# Hello group, I could learn some and share some from Ontario.



## little ol' e (Oct 15, 2022)

Never really knew where I fit in with all these forums on the inter web.
Happy to have stumbled upon this group really, I may fit in.
Looks like a great group of members here, looking forward to learning more and sharing what I think I know.
Been in several hobbies throughout my life, I enjoy a little of everything. 
My dream space or shop is still way off in the distance, but, I make do with a wood shed space for now until I win the lottery.
Have some machining background, both manual and CNC, mainly tool steels A2, D2 .
Also a passion for cars of the 70's, Oldsmobile in particular, since my parents owned a few of them over the years.
My hobby shed is closed for the winter months since its too darn cold and the days are so short after work.

Thanks for adding me,
Little ol' e in Mount Forest, On


----------



## 6.5 Fan (Oct 15, 2022)

Welcome from SK.


----------



## YYCHM (Oct 15, 2022)

Welcome from Calgary.


----------



## DPittman (Oct 15, 2022)

Welcome and glad you are not waiting for the lottery wind and the dream shop and not letting those things keep you from enjoying what you do have, passion, experience, skills and desire.


----------



## Chip Maker (Oct 15, 2022)

Welcome from Peterborough Ont.!


----------



## whydontu (Oct 15, 2022)

Welcome from Vancouver!


----------



## combustable herbage (Oct 15, 2022)

Welcome from Greely On..


----------



## YotaBota (Oct 15, 2022)

Welcome from Vancouver Island. Years ago I had a 1970 Cutlass Supreme, loved it.


----------



## little ol' e (Oct 15, 2022)

Thanks for the welcome members.  
Once I get familiar with the forum I should be good to go here. 

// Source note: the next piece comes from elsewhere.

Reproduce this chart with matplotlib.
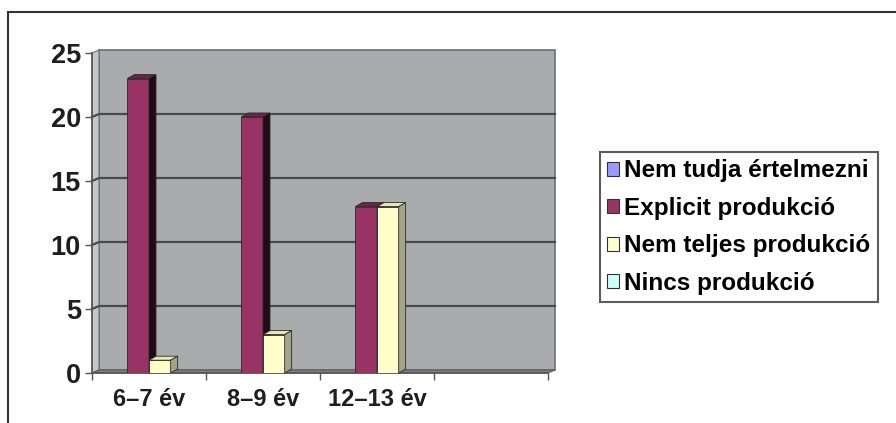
import matplotlib.pyplot as plt
from matplotlib.patches import Polygon, Rectangle, Patch
from matplotlib.transforms import IdentityTransform
import numpy as np

# data
categories = ['6–7 év', '8–9 év', '12–13 év']
series_names = ['Nem tudja értelmezni', 'Explicit produkció',
                'Nem teljes produkció', 'Nincs produkció']
nem_tudja = [0, 0, 0]
explicit = [23, 20, 13]
nem_teljes = [1, 3, 13]
nincs = [0, 0, 0]
yticks = [0, 5, 10, 15, 20, 25]

values = [nem_tudja, explicit, nem_teljes, nincs]
front_col = ['#9999FF', '#993366', '#FFFFCC', '#CCFFFF']
top_col = ['#7a7acc', '#6b2347', '#e8e8b4', '#b4e4e4']
side_col = ['#4d4d80', '#1f0a15', '#a3a38c', '#8aa3a3']

plt.rcParams['font.family'] = ['Liberation Sans', 'DejaVu Sans']
plt.rcParams['font.weight'] = 'bold'

W, H = 896, 423
fig = plt.figure(figsize=(W / 100, H / 100), dpi=100)
fig.patch.set_facecolor('white')

ax = fig.add_axes([92 / W, (H - 373) / H, 456 / W, 320 / H])
ax.set_xlim(-0.5, 3.5)
ax.set_ylim(0, 25)
ax.set_facecolor('none')

dx, dy = 7, 3  # wall depth in pixels
bdx, bdy = 7, 4  # bar depth in pixels


def px(x, y):
    return ax.transData.transform((x, y))


def poly(pts, **kw):
    p = Polygon(pts, closed=True, transform=IdentityTransform(), clip_on=False, **kw)
    ax.add_patch(p)


x0, x1 = ax.get_xlim()
d = np.array([dx, dy])
# back wall, side wall, floor
poly([px(x0, 0) + d, px(x1, 0) + d, px(x1, 25) + d, px(x0, 25) + d],
     facecolor='#a9abad', edgecolor='#6e6e6e', lw=1.2, zorder=0)
poly([px(x0, 0), px(x0, 0) + d, px(x0, 25) + d, px(x0, 25)],
     facecolor='#c4c6c8', edgecolor='#6e6e6e', lw=0.8, zorder=0.5)
poly([px(x0, 0), px(x1, 0), px(x1, 0) + d, px(x0, 0) + d],
     facecolor='#7d7f81', edgecolor='#5a5a5a', lw=0.8, zorder=0.5)

for yv in yticks[1:-1]:
    pts = np.array([px(x0, yv), px(x0, yv) + d, px(x1, yv) + d])
    ax.plot(pts[:, 0], pts[:, 1], color='#4a4a4a', lw=1.6,
            transform=IdentityTransform(), zorder=1, clip_on=False)

width = 0.19
xs = np.arange(len(categories))
bd = np.array([bdx, bdy])
for i, vals in enumerate(values):
    z = 3 + i
    for xc, v in zip(xs, vals):
        if v <= 0:
            continue
        left = xc + (i - 2) * width
        ax.bar(left, v, width=width, align='edge', color=front_col[i],
               edgecolor='#2a2a2a', linewidth=0.6, zorder=z)
        bl, br = px(left, v), px(left + width, v)
        poly([bl, br, br + bd, bl + bd], facecolor=top_col[i],
             edgecolor='#2a2a2a', lw=0.6, zorder=z)
        b0 = px(left + width, 0)
        poly([b0, br, br + bd, b0 + bd], facecolor=side_col[i],
             edgecolor='#2a2a2a', lw=0.6, zorder=z)

for s in ['top', 'right']:
    ax.spines[s].set_visible(False)
ax.spines['left'].set_color('#555555')
ax.spines['bottom'].set_color('#555555')
ax.spines['left'].set_linewidth(1.2)
ax.spines['bottom'].set_linewidth(1.2)

ax.set_yticks(yticks)
ax.set_yticklabels([str(t) for t in yticks], fontsize=19.5, fontweight='bold', color='#1e1e1e')
ax.tick_params(axis='y', length=5, width=1, color='#555555', pad=3)
ax.set_xticks(xs)
ax.set_xticklabels(categories, fontsize=17, fontweight='bold', color='#1e1e1e')
ax.set_xticks(np.arange(-0.5, 3.6, 1.0), minor=True)
ax.tick_params(axis='x', which='major', length=0, pad=11)
ax.tick_params(axis='x', which='minor', length=5, width=1, color='#555555')

handles = [Patch(facecolor=c, edgecolor='#333333', linewidth=0.8) for c in front_col]
leg = fig.legend(handles, series_names, loc='upper left',
                 bbox_to_anchor=(600 / W, (H - 152) / H),
                 prop={'family': 'Liberation Sans', 'weight': 'bold', 'size': 17.5},
                 frameon=True, fancybox=False, edgecolor='#333333',
                 handlelength=0.5, handleheight=0.5, handletextpad=0.2,
                 labelspacing=0.6, borderpad=0.3, borderaxespad=0)
leg.get_frame().set_linewidth(1.5)

# outer chart frame
fig.add_artist(Rectangle((8 / W, -0.5), 1.5, (H - 12) / H + 0.5,
                         transform=fig.transFigure, fill=False,
                         edgecolor='#333333', linewidth=1.5))

fig.savefig('out.png', dpi=100)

Small world  combustable herbage,
I played baseball in Greely and the area when I was younger. ( 1971-77 )
If I remember correctly, I built and raced my first CUB car in the Greely recreation hall. 
 Spend 10 of my first years in Osgoode, not to far from Greely before my parents moved us to Toronto in 78'


----------



## jcdammeyer (Oct 15, 2022)

Welcome from Victoria


----------



## thestelster (Oct 15, 2022)

Welcome from Keswick Ontario.


----------



## Susquatch (Oct 16, 2022)

little ol' e said:


> sharing what I think I know.



Interesting perspective. "What _*I think*_ I know.... " 

I've always said that the more you know, the more you know you don't know, and I have learned so much at this point in my life that I finally know I don't really know squatt about anything! 

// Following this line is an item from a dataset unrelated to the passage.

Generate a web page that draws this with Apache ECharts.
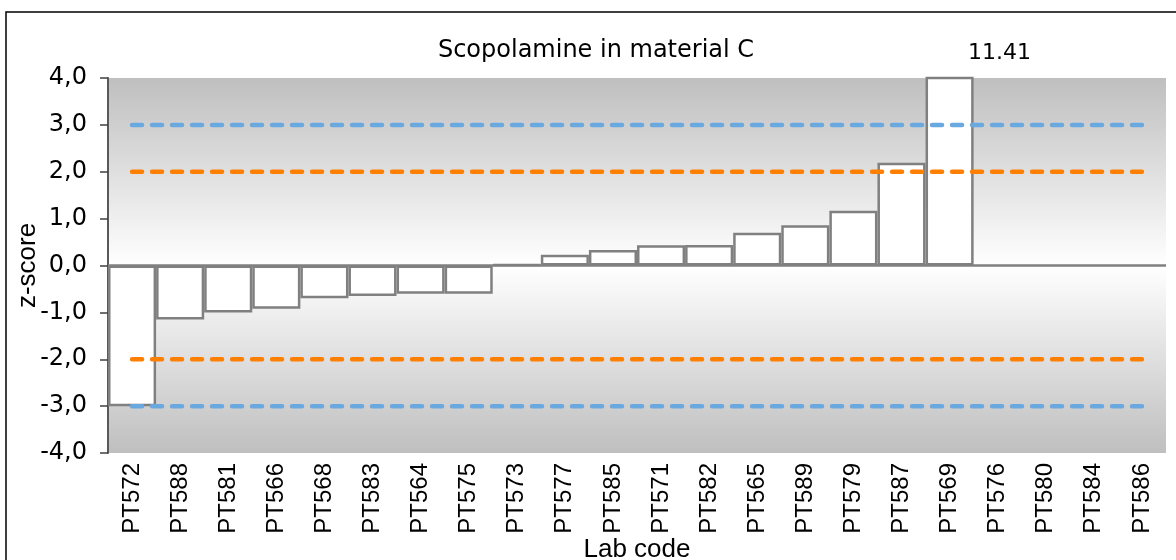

I'm not sure I know where you fit with your way of saying it! But I like it! 

Welcome to the group from farm country south of Chatham Ontario. With your outlook, you will fit right in.


----------



## historicalarms (Oct 16, 2022)

Welcome man. I'm in the same boat as you are, gonna loose my shop privilege's Dec 1st, I keep the heat on through hunting season so I can butcher without frozen fingers but after that the house stays warm and with recent inflation to heating cost the shop looses.


----------



## little ol' e (Oct 16, 2022)

Thanks for the welcome, I stumble onto a cool group here without a doubt !
I figure today was the last day I will be going into the shed until spring.  We had some wet snow flying around here yesterday in Mount Forest.
Seems like inflation hits my shopping cart on a monthly basis these days.  Have a little list (well big list until my wife started pulling things from the amazon cart) of things to purchase over the winter months so good timing for fall and some overtime hours throughout the winter. Hopefully I will add a few needed tools by spring.


----------



## Crosche (Oct 17, 2022)

Welcome to the forum! Greetings from Calgary.

Cheers,
Chad


----------